**Instructions for the task:** All lines in the records below from the line with "Rebuild this chart" through the line with "plt.rcParams['font.family'] = ['Lato', 'DejaVu" are to be given again exactly, both ends included; the pictures are to be left out.

**Records for the task:**
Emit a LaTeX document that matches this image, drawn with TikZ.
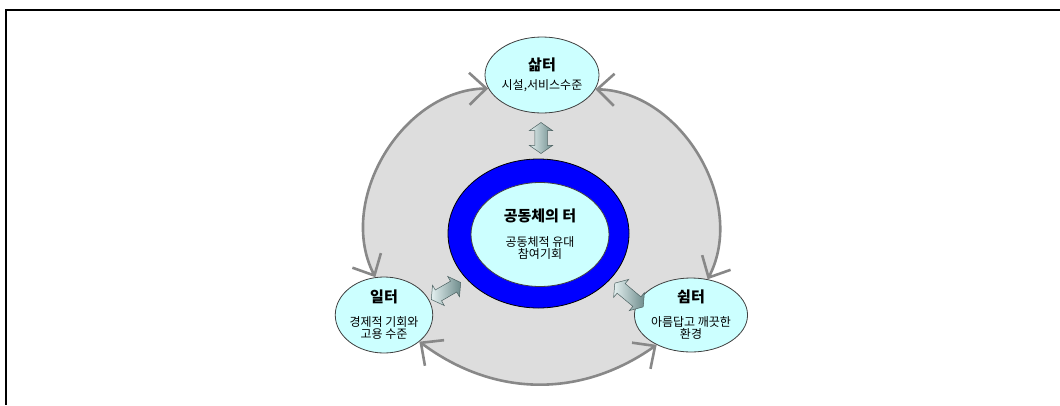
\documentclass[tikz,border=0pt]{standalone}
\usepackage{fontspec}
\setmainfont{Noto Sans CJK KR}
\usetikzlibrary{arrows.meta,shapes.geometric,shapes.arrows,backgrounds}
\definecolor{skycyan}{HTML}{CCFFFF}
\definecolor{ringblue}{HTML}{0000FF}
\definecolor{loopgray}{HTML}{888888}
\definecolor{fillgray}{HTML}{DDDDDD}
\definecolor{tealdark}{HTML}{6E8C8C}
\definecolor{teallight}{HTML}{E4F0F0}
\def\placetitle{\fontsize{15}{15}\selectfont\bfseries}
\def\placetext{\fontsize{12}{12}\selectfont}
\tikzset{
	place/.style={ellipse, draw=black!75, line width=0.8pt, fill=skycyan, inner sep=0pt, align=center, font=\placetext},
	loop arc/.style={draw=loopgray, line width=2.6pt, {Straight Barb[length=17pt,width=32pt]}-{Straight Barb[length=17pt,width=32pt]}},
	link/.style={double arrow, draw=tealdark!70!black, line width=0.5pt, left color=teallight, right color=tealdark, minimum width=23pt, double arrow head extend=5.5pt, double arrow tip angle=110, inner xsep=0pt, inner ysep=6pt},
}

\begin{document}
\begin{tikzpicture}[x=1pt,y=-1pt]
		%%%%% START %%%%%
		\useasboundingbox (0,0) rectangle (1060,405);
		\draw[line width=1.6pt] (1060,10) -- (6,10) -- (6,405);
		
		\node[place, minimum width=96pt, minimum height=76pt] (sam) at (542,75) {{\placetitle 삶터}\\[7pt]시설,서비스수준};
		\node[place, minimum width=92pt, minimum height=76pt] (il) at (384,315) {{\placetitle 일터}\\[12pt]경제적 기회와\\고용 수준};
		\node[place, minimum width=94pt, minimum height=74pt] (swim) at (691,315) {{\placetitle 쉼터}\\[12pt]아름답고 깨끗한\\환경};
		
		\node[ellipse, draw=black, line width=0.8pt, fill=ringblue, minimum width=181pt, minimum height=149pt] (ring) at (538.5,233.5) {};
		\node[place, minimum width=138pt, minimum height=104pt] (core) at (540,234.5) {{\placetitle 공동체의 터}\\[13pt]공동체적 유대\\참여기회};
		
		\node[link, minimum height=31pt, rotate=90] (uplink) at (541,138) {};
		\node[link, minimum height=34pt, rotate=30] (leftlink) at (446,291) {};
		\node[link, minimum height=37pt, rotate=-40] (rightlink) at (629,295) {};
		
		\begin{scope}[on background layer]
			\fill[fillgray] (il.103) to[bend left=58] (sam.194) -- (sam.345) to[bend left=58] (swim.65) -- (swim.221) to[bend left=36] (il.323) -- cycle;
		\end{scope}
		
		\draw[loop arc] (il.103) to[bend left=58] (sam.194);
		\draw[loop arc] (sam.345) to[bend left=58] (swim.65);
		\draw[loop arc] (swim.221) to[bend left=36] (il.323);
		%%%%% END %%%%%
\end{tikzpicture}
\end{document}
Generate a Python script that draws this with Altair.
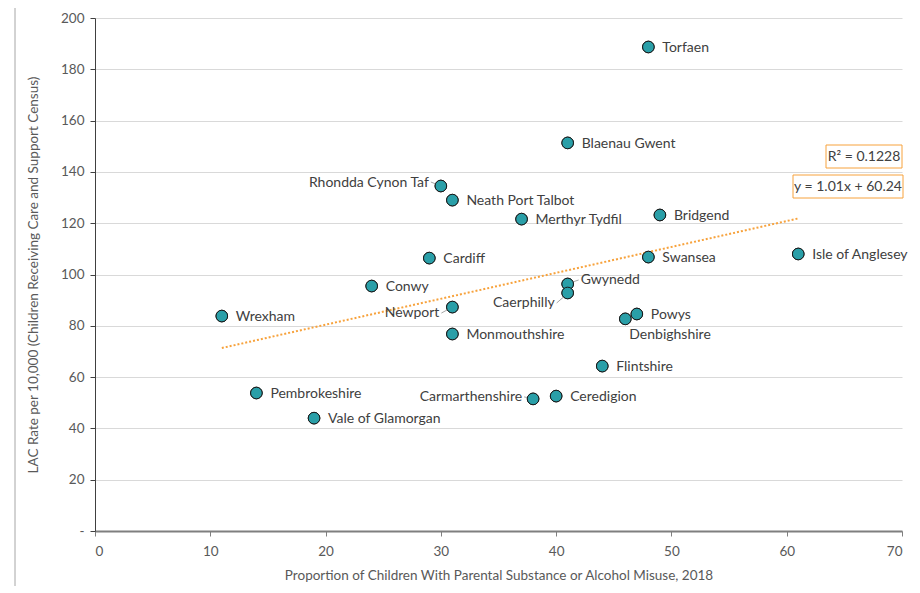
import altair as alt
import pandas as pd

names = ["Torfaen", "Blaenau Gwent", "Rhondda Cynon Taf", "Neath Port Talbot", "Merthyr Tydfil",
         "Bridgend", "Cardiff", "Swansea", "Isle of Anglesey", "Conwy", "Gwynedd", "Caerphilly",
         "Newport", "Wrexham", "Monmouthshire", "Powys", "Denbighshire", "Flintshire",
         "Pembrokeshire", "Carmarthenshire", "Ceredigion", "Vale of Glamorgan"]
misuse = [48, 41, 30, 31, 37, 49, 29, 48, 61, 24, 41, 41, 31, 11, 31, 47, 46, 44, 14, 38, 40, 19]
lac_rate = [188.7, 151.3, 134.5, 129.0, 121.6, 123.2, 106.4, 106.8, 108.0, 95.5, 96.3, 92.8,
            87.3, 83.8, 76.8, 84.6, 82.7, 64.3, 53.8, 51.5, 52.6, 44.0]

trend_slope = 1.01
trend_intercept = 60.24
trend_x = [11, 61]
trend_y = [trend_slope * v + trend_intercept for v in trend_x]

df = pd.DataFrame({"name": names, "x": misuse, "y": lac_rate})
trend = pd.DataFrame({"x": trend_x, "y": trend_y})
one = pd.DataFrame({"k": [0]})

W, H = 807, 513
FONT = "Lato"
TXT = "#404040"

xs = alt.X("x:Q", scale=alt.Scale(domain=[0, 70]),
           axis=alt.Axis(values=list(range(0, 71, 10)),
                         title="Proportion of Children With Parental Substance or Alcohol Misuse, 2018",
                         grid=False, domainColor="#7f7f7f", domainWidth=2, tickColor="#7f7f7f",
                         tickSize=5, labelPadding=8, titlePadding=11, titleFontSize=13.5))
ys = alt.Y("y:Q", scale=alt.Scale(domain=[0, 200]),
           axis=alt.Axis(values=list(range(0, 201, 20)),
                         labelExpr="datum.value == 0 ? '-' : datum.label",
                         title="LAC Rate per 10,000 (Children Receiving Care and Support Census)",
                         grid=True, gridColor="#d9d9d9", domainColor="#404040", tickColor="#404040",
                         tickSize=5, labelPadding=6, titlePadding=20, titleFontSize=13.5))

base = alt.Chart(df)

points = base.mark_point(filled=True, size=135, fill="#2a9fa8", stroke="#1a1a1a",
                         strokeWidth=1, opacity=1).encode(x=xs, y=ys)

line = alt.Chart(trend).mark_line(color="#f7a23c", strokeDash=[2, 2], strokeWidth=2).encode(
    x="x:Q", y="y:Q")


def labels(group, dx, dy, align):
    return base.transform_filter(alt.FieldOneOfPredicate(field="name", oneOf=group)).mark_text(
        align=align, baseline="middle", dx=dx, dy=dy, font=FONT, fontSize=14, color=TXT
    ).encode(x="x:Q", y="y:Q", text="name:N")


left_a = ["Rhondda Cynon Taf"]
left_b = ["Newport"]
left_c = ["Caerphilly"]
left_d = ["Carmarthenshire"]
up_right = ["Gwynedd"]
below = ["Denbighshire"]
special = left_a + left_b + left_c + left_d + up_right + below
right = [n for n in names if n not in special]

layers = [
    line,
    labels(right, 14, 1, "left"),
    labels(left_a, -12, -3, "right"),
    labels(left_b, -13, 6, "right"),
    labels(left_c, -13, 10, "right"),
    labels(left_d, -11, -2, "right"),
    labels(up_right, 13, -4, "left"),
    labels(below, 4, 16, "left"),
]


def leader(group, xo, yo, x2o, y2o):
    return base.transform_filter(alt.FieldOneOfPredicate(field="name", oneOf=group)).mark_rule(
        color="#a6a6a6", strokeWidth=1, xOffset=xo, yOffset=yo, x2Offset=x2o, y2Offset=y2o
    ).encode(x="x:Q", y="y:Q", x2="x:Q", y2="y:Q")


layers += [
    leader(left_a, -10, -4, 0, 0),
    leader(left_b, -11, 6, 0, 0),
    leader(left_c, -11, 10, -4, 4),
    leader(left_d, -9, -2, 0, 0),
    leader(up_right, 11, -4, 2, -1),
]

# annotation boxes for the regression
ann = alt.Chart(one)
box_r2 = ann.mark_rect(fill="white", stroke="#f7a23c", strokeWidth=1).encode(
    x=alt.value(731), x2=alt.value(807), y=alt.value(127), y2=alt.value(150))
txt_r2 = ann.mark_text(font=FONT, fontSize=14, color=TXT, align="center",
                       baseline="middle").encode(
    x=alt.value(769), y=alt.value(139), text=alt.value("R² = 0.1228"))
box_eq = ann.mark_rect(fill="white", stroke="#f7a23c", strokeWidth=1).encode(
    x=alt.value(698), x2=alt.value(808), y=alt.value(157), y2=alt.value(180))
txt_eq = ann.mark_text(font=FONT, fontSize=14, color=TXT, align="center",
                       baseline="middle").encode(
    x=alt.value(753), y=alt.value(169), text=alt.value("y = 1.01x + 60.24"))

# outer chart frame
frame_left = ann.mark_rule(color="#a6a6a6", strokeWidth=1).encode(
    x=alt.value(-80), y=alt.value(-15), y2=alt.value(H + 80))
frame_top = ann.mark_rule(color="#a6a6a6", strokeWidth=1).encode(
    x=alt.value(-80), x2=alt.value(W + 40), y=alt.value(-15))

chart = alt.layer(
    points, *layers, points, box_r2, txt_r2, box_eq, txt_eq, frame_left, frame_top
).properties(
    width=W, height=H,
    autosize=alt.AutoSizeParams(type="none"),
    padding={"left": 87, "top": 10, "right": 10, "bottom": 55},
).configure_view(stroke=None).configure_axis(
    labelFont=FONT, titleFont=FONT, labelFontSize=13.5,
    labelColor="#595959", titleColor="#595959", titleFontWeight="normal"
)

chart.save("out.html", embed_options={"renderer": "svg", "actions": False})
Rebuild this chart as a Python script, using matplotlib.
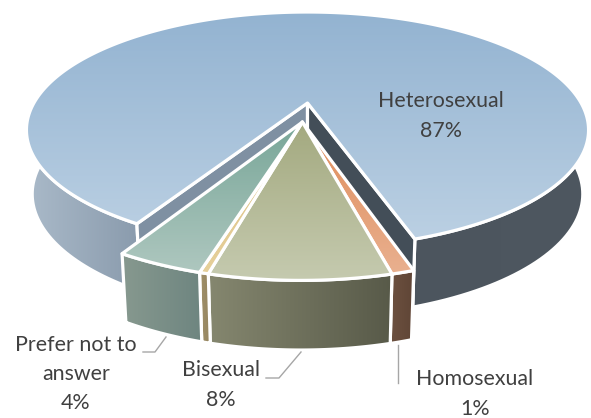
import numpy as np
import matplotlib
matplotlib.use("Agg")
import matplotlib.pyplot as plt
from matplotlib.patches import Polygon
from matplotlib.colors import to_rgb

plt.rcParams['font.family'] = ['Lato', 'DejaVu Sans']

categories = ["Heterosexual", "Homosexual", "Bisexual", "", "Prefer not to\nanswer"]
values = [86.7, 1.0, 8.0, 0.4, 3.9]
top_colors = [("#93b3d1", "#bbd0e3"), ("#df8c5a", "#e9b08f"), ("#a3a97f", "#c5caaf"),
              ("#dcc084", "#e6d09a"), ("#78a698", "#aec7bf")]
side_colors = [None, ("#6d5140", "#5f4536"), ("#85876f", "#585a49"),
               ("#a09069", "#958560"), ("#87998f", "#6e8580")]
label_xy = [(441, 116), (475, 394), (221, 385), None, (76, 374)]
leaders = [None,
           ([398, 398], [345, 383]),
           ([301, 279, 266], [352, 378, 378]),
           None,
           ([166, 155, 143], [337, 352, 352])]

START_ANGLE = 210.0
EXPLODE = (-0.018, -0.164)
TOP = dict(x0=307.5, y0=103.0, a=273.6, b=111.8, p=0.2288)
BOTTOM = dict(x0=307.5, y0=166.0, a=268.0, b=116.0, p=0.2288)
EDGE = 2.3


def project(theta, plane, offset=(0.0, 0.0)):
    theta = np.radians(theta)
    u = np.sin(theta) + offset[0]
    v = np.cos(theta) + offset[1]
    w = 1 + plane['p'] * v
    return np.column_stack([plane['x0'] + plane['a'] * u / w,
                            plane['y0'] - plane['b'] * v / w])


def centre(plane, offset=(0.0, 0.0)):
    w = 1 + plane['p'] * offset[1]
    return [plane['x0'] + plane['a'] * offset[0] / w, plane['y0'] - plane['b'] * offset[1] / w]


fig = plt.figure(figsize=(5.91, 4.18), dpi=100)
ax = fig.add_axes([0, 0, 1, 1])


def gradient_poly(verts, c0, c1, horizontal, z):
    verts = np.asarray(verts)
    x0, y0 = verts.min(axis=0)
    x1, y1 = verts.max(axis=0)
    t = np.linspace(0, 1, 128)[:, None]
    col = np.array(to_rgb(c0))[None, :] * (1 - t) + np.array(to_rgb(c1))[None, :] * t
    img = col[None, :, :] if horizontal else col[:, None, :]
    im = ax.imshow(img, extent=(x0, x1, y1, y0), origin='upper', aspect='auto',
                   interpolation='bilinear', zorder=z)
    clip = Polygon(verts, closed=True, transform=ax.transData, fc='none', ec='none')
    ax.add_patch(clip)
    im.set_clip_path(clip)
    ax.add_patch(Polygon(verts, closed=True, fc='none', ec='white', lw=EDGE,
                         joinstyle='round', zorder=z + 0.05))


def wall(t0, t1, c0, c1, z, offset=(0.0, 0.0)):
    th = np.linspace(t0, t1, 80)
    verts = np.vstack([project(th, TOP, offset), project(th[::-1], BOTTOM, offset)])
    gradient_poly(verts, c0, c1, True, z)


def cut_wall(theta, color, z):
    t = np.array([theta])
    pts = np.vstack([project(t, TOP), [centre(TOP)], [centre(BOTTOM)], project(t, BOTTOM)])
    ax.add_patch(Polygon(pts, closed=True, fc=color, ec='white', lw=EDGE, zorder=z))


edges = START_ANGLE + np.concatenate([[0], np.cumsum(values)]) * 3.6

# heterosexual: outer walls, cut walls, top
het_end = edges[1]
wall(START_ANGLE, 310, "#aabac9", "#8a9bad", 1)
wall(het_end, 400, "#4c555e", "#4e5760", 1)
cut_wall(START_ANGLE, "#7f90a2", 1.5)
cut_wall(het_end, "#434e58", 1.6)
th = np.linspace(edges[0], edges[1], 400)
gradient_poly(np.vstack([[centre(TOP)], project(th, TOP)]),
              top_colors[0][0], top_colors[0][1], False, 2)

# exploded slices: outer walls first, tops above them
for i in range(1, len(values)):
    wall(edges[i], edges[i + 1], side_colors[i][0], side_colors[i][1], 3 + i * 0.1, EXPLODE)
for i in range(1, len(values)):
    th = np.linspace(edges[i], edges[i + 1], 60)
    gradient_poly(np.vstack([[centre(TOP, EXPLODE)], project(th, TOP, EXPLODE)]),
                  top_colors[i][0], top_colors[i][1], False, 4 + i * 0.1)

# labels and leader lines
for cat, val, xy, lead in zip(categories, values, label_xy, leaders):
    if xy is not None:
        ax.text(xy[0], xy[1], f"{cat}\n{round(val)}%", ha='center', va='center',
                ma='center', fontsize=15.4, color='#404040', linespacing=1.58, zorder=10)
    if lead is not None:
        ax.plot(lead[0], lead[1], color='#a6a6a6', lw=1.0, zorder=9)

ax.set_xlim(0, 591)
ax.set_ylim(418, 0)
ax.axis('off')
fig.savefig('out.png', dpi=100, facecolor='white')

**Written response:**
Rebuild this chart as a Python script, using matplotlib.
import numpy as np
import matplotlib
matplotlib.use("Agg")
import matplotlib.pyplot as plt
from matplotlib.patches import Polygon
from matplotlib.colors import to_rgb

plt.rcParams['font.family'] = ['Lato', 'DejaVu Sans']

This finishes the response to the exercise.